**Problem to solve**
Please return nothing but the lines between the line holding "Write the React, TypeScript" and the line holding "Rosalia, Baja California", both ends included, without the pictures.

**Material for this exercise**
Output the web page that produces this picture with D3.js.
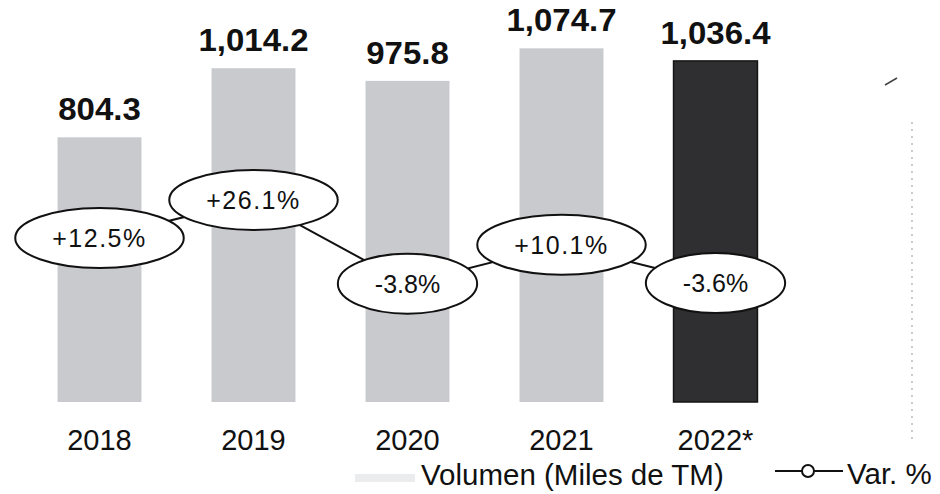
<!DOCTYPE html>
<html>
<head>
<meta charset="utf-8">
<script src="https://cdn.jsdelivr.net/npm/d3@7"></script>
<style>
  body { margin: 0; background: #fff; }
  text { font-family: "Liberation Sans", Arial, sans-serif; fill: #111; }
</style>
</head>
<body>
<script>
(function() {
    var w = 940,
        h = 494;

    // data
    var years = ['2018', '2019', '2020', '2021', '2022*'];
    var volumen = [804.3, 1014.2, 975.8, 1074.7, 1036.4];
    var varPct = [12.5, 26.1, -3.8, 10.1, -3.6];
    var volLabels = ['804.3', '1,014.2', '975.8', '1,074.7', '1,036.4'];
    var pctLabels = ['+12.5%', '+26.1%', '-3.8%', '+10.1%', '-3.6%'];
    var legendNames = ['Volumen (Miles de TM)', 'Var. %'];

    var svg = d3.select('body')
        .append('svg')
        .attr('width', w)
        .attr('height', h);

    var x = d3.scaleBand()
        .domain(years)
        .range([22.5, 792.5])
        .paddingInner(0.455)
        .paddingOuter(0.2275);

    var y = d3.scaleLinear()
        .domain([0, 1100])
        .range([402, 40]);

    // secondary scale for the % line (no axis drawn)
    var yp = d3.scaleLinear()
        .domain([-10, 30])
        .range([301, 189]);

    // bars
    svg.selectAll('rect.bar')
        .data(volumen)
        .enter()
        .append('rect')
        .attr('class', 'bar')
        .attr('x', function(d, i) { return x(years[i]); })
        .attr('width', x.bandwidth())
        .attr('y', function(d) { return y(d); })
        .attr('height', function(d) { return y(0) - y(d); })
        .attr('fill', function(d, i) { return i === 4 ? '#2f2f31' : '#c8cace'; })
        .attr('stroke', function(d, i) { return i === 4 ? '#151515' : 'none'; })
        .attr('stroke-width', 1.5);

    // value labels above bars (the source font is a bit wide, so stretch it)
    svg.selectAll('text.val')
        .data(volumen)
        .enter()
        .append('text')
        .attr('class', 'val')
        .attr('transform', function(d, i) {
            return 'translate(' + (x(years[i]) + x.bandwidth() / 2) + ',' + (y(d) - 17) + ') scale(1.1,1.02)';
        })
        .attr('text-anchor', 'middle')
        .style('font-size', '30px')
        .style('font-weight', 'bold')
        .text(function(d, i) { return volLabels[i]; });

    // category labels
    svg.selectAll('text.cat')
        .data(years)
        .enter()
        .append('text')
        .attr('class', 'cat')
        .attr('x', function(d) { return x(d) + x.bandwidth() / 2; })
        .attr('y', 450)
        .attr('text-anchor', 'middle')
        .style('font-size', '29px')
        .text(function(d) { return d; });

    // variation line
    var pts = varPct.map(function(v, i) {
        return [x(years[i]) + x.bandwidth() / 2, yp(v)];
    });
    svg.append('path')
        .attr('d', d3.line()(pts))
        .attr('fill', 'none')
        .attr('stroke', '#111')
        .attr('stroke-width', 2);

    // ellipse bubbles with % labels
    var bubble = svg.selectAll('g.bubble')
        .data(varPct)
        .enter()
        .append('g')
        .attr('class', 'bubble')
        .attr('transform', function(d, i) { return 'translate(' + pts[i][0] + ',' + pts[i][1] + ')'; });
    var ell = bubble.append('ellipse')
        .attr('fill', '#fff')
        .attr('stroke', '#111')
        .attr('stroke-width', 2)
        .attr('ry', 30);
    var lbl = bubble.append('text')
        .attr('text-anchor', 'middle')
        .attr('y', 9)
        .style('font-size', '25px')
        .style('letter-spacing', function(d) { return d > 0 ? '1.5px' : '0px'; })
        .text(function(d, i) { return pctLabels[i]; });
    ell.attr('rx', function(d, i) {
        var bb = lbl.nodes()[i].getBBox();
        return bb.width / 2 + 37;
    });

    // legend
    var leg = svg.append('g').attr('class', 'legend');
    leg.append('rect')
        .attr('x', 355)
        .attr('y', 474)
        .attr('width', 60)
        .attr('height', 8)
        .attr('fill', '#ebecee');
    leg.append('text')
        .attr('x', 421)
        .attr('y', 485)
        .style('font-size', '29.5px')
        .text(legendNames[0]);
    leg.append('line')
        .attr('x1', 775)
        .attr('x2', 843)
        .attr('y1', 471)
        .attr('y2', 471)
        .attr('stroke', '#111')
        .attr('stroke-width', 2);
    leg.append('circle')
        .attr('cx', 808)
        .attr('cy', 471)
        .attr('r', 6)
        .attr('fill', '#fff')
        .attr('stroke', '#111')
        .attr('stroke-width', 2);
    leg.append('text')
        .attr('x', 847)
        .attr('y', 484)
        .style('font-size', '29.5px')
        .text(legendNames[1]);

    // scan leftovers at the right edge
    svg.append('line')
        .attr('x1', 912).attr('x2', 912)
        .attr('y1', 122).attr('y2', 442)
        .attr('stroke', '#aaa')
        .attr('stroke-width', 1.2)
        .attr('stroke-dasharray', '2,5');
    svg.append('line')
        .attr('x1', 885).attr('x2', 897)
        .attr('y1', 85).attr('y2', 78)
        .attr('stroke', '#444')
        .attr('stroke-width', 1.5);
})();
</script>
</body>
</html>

==

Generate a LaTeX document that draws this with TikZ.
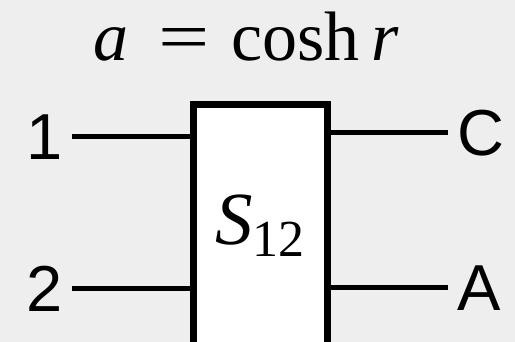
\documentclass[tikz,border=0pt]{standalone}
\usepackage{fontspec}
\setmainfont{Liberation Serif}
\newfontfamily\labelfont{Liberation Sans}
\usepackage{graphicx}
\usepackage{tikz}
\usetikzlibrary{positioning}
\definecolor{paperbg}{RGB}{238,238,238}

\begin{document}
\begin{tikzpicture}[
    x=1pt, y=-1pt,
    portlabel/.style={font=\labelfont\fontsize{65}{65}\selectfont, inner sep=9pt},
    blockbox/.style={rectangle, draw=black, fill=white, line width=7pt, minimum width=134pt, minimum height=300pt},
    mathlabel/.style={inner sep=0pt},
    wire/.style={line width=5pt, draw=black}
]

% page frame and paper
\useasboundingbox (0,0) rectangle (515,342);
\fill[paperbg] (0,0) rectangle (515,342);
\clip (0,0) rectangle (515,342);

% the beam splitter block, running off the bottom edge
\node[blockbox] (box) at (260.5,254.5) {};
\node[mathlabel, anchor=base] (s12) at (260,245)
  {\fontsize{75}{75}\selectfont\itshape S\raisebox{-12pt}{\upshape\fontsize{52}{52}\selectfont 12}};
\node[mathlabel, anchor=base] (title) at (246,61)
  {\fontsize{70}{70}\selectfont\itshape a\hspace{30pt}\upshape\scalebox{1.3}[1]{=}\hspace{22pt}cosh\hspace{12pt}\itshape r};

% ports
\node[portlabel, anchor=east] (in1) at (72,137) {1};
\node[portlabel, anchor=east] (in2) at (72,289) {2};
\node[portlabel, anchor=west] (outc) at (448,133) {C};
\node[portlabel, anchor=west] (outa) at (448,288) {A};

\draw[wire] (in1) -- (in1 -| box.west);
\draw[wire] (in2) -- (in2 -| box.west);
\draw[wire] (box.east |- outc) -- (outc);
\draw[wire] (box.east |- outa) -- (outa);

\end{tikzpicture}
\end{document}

---

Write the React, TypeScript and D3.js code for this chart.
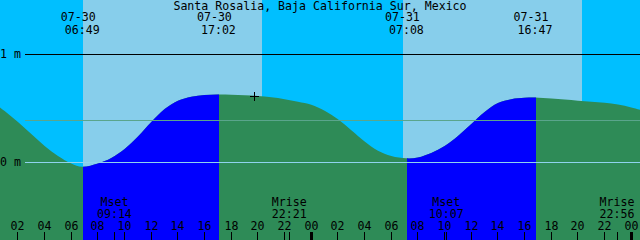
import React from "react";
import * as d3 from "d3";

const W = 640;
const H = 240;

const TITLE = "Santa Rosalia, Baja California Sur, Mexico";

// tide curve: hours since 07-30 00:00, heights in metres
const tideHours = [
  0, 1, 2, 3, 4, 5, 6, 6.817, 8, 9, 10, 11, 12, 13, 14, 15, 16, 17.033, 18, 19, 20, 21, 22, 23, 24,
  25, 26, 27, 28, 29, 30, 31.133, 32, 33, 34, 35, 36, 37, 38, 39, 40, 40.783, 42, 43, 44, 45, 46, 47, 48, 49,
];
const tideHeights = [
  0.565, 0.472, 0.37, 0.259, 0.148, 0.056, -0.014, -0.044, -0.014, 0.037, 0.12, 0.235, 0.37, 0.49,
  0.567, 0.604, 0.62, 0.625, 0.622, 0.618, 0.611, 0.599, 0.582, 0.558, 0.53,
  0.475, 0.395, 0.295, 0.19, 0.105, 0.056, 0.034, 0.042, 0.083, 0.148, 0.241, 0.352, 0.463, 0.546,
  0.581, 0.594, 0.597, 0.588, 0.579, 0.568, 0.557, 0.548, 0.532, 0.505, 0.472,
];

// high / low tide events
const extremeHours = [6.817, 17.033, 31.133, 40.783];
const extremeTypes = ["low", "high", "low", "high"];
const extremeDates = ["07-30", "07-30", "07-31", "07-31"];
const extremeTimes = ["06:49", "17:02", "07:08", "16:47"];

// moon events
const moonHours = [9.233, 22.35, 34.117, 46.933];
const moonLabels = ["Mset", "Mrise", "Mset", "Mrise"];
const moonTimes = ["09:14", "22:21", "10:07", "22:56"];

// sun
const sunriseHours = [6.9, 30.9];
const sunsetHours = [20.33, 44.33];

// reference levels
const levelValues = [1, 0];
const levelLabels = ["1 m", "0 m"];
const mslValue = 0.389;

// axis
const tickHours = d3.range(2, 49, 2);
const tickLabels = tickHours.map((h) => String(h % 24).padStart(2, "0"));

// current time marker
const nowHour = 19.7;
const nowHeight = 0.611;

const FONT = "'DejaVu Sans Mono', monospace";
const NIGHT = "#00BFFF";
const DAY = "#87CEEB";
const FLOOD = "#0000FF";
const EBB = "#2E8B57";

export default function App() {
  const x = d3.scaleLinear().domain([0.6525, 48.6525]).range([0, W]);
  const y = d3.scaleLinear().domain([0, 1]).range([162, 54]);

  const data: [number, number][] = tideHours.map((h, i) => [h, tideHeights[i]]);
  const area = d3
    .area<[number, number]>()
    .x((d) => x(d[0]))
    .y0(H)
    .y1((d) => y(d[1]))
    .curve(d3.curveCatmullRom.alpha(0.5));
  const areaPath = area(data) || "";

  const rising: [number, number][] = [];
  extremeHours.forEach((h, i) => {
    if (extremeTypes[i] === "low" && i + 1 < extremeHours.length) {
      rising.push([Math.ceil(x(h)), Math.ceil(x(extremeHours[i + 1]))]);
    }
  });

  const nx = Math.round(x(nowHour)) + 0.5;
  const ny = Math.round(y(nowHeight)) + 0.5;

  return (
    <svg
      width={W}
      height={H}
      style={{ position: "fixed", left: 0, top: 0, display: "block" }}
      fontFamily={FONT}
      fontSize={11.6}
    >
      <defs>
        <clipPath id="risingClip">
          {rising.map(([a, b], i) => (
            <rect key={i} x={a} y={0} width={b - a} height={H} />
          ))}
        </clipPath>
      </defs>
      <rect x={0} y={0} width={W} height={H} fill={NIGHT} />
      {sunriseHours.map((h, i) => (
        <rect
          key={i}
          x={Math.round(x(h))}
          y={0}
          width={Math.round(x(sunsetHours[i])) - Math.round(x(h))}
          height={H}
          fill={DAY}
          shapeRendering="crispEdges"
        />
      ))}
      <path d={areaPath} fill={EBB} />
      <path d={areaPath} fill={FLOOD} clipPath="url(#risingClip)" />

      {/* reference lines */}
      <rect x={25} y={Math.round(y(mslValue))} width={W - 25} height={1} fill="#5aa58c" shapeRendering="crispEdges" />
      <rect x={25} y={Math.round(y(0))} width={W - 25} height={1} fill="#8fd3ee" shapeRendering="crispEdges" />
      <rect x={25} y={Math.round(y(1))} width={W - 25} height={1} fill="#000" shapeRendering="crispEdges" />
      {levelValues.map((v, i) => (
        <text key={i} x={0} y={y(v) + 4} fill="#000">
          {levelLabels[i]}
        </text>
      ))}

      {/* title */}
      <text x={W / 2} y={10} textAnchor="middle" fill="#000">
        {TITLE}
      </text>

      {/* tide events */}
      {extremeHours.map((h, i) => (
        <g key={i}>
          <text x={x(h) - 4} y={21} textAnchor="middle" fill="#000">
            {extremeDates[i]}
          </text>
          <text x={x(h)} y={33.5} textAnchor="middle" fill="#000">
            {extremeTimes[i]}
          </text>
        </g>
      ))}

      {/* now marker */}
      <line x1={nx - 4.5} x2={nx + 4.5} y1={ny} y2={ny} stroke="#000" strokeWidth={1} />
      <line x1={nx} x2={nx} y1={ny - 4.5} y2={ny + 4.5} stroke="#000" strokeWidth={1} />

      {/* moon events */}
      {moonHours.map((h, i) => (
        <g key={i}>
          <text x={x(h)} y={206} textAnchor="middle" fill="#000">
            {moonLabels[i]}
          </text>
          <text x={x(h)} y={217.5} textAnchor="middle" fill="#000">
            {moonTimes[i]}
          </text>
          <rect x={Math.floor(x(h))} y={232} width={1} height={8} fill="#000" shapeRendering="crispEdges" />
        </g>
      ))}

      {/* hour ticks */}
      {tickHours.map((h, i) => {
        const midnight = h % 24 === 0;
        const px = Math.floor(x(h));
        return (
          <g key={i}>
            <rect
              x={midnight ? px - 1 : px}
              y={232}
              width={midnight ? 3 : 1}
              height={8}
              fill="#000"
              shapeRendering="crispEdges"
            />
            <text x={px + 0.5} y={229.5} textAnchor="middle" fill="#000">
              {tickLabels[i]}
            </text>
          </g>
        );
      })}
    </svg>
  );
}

**Task answer**
Write the React, TypeScript and D3.js code for this chart.
import React from "react";
import * as d3 from "d3";

const W = 640;
const H = 240;

const TITLE = "Santa Rosalia, Baja California Sur, Mexico";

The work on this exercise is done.